The International Monetary Fund (IMF) is often hailed as a financial savior for struggling economies, a beacon of hope for countries grappling with economic turmoil. However, a closer look at the impact of its policies, particularly in developing nations, paints a starkly different picture. The IMF, rather than being a boon, often appears to be a bane, a curse that exacerbates the economic woes of the very nations it purports to help.

The IMF’s primary function is to provide financial assistance to countries facing balance-of-payments problems. This assistance, however, comes with a hefty price tag. The stringent austerity measures dictated by the IMF as a condition for its loans often lead to severe economic and social repercussions. These measures, while seemingly aimed at stabilizing the economy, often result in increased taxes, levies, and duties on commodities, leading to skyrocketing inflation rates that choke the life out of the common man.

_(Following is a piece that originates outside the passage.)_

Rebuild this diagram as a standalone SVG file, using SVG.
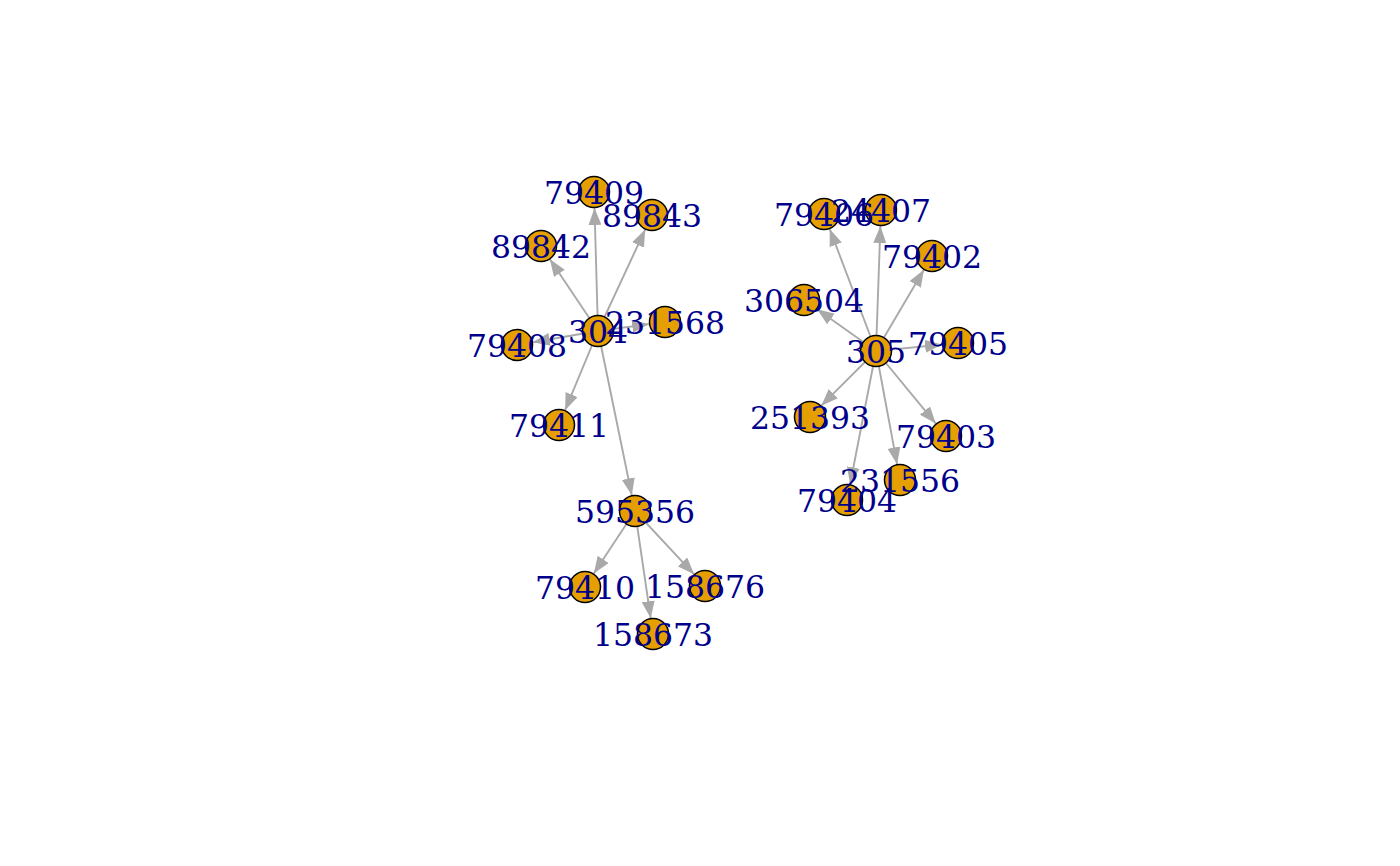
<svg xmlns="http://www.w3.org/2000/svg" width="1400" height="866" viewBox="0 0 1400 866">
<style>
.e{stroke:#A9A9A9;stroke-width:1.9;fill:none;marker-end:url(#ah)}
.n circle{fill:#E69F00;stroke:#000;stroke-width:1.5}
.n text{font-family:"DejaVu Serif",serif;font-size:31.5px;fill:#00008B;text-anchor:middle}
</style>
<defs>
<marker id="ah" markerUnits="userSpaceOnUse" viewBox="0 0 17 13" refX="17" refY="6.5" markerWidth="17" markerHeight="13" orient="auto">
<path d="M0,0 L17,6.5 L0,13 z" fill="#A9A9A9"/>
</marker>
</defs>
<rect width="1400" height="866" fill="#fff"/>
<g id="edges">
<line class="e" x1="598" y1="331" x2="594.5" y2="208"/>
<line class="e" x1="598" y1="331" x2="645.2" y2="229.5"/>
<line class="e" x1="598" y1="331" x2="549.9" y2="259.3"/>
<line class="e" x1="598" y1="331" x2="532.8" y2="342.3"/>
<line class="e" x1="598" y1="331" x2="649.1" y2="324.1"/>
<line class="e" x1="598" y1="331" x2="565.1" y2="410.2"/>
<line class="e" x1="598" y1="331" x2="631.8" y2="495.3"/>
<line class="e" x1="635" y1="511" x2="593.8" y2="573.6"/>
<line class="e" x1="635" y1="511" x2="650.7" y2="618.2"/>
<line class="e" x1="635" y1="511" x2="694.1" y2="574.3"/>
<line class="e" x1="876" y1="351" x2="829.7" y2="229"/>
<line class="e" x1="876" y1="351" x2="880.4" y2="226"/>
<line class="e" x1="876" y1="351" x2="923.9" y2="269.8"/>
<line class="e" x1="876" y1="351" x2="817.1" y2="309.2"/>
<line class="e" x1="876" y1="351" x2="942.1" y2="344.6"/>
<line class="e" x1="876" y1="351" x2="821.3" y2="405.7"/>
<line class="e" x1="876" y1="351" x2="935.8" y2="423.6"/>
<line class="e" x1="876" y1="351" x2="897.1" y2="464.3"/>
<line class="e" x1="876" y1="351" x2="850.1" y2="484.3"/>
</g>
<g id="circles" class="n">
<circle id="c304" cx="598" cy="331" r="15.5"/>
<circle id="c79409" cx="594" cy="192" r="15.5"/>
<circle id="c89843" cx="652" cy="215" r="15.5"/>
<circle id="c89842" cx="541" cy="246" r="15.5"/>
<circle id="c79408" cx="517" cy="345" r="15.5"/>
<circle id="c231568" cx="665" cy="322" r="15.5"/>
<circle id="c79411" cx="559" cy="425" r="15.5"/>
<circle id="c595356" cx="635" cy="511" r="15.5"/>
<circle id="c79410" cx="585" cy="587" r="15.5"/>
<circle id="c158673" cx="653" cy="634" r="15.5"/>
<circle id="c158676" cx="705" cy="586" r="15.5"/>
<circle id="c305" cx="876" cy="351" r="15.5"/>
<circle id="c79406" cx="824" cy="214" r="15.5"/>
<circle id="c24407" cx="881" cy="210" r="15.5"/>
<circle id="c79402" cx="932" cy="256" r="15.5"/>
<circle id="c306504" cx="804" cy="300" r="15.5"/>
<circle id="c79405" cx="958" cy="343" r="15.5"/>
<circle id="c251393" cx="810" cy="417" r="15.5"/>
<circle id="c79403" cx="946" cy="436" r="15.5"/>
<circle id="c231556" cx="900" cy="480" r="15.5"/>
<circle id="c79404" cx="847" cy="500" r="15.5"/>
</g>
<g id="labels" class="n">
<g id="n304"><text x="598" y="342.5">304</text></g>
<g id="n79409"><text x="594" y="203.5">79409</text></g>
<g id="n89843"><text x="652" y="226.5">89843</text></g>
<g id="n89842"><text x="541" y="257.5">89842</text></g>
<g id="n79408"><text x="517" y="356.5">79408</text></g>
<g id="n231568"><text x="665" y="333.5">231568</text></g>
<g id="n79411"><text x="559" y="436.5">79411</text></g>
<g id="n595356"><text x="635" y="522.5">595356</text></g>
<g id="n79410"><text x="585" y="598.5">79410</text></g>
<g id="n158673"><text x="653" y="645.5">158673</text></g>
<g id="n158676"><text x="705" y="597.5">158676</text></g>
<g id="n305"><text x="876" y="362.5">305</text></g>
<g id="n79406"><text x="824" y="225.5">79406</text></g>
<g id="n24407"><text x="881" y="221.5">24407</text></g>
<g id="n79402"><text x="932" y="267.5">79402</text></g>
<g id="n306504"><text x="804" y="311.5">306504</text></g>
<g id="n79405"><text x="958" y="354.5">79405</text></g>
<g id="n251393"><text x="810" y="428.5">251393</text></g>
<g id="n79403"><text x="946" y="447.5">79403</text></g>
<g id="n231556"><text x="900" y="491.5">231556</text></g>
<g id="n79404"><text x="847" y="511.5">79404</text></g>
</g>
</svg>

The brunt of these policies is borne not by the politicians or the institutions, who are often insulated by their wealth, but by the middle class and the poor. The very people who are most vulnerable and least equipped to weather economic storms are the ones who suffer the most. The government, under the dictat of the IMF, imposes new taxes and levies that push the cost of living to unbearable levels for the average citizen.

A case in point is Pakistan, a country that has been a frequent recipient of IMF loans. The result of this financial ‘assistance’? High taxes, increased levies, and a staggering 40 percent increase in inflation. The IMF’s policies, rather than alleviating the economic distress of the country, seem to have plunged it further into the abyss.

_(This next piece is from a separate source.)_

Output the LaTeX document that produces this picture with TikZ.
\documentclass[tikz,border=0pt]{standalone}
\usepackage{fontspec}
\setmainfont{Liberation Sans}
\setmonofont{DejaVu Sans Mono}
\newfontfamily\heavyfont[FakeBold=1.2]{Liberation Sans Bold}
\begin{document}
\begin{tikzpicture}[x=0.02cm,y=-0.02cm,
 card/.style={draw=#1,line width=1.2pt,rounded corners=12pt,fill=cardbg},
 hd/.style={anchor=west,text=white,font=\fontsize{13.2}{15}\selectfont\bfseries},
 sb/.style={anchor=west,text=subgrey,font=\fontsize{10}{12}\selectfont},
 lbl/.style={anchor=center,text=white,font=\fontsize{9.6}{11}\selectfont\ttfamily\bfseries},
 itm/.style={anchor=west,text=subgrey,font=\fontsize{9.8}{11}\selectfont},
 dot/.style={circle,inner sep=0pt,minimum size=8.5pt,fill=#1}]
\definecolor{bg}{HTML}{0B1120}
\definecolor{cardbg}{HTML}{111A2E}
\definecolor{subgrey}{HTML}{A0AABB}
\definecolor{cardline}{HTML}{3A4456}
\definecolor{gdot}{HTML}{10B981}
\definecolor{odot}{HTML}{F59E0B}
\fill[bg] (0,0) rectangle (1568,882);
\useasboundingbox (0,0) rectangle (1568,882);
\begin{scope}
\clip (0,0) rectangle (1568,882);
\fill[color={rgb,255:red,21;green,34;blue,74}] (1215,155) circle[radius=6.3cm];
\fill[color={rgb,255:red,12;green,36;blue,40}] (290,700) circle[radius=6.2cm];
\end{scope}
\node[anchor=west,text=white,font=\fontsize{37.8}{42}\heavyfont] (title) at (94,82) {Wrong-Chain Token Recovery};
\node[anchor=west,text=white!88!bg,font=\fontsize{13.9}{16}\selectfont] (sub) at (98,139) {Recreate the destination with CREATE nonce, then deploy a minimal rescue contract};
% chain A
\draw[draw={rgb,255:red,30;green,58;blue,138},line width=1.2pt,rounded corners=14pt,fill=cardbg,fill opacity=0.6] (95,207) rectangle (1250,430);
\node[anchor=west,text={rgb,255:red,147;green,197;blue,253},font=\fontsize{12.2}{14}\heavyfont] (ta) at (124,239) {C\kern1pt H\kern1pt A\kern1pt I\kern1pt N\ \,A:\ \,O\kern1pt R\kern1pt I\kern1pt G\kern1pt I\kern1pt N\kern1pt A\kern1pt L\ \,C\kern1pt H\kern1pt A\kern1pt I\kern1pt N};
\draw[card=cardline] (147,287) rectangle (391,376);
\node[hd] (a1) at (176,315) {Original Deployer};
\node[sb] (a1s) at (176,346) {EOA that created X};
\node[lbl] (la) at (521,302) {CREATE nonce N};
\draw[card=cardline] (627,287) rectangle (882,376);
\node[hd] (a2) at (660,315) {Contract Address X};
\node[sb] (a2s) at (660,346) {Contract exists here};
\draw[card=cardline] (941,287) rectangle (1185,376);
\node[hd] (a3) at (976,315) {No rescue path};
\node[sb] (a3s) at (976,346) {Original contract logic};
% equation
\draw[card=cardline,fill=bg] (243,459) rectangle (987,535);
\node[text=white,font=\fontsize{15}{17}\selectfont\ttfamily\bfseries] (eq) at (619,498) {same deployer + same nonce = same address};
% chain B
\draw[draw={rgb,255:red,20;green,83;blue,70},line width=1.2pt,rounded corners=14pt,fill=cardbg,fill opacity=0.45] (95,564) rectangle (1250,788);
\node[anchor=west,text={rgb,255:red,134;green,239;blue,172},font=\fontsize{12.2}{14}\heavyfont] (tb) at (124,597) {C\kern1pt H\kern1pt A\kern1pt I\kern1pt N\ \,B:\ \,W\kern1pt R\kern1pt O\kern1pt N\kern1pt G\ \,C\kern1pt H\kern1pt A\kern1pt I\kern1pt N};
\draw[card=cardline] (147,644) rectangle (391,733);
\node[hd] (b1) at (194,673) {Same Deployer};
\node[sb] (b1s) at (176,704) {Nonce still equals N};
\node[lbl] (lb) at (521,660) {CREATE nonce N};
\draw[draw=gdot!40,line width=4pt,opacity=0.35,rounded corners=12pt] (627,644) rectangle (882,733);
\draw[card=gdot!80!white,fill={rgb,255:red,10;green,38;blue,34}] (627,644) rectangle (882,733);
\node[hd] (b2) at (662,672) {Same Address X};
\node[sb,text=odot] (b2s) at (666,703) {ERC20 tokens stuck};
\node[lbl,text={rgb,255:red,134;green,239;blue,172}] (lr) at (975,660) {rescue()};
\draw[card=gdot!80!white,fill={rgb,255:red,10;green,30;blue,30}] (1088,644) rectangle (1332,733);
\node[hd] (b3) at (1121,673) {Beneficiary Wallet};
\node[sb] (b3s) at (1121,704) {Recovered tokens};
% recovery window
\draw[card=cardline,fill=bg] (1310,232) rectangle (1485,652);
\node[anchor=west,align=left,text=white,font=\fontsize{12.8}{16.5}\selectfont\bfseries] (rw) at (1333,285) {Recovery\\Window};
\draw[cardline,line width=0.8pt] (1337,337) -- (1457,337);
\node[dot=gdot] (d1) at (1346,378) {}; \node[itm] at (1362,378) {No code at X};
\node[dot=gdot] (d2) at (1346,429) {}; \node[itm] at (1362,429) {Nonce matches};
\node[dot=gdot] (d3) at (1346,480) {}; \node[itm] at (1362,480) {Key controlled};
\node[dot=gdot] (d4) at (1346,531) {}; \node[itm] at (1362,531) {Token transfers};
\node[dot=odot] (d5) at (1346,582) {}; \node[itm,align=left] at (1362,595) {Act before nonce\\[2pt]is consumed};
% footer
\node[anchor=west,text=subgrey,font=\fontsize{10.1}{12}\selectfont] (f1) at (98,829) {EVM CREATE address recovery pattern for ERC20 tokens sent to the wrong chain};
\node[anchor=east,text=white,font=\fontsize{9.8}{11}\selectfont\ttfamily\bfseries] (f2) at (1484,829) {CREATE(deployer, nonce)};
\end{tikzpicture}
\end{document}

The IMF’s role becomes even more questionable in countries plagued by bad governance, money laundering, a weak judiciary, and corrupt politicians and institutions. In such nations, the IMF’s loans often end up lining the pockets of the corrupt, while the common people are left to grapple with the fallout of the austerity measures. The IMF, in these cases, seems to be more of a conduit for corruption than a catalyst for economic recovery.

The IMF’s policies, rather than fostering economic growth and stability, often seem to perpetuate a cycle of debt and dependency. Countries caught in this vicious cycle find it increasingly difficult to break free and chart their own path towards economic prosperity.

In conclusion, it is high time that the role and policies of the IMF are critically examined. The institution needs to evolve and adapt its policies to ensure that its assistance truly benefits the nations it seeks to help, rather than exacerbating their economic woes. The IMF must shift from being a bane to becoming a true boon for struggling economies. Only then can it fulfill its mandate of fostering global monetary cooperation and financial stability.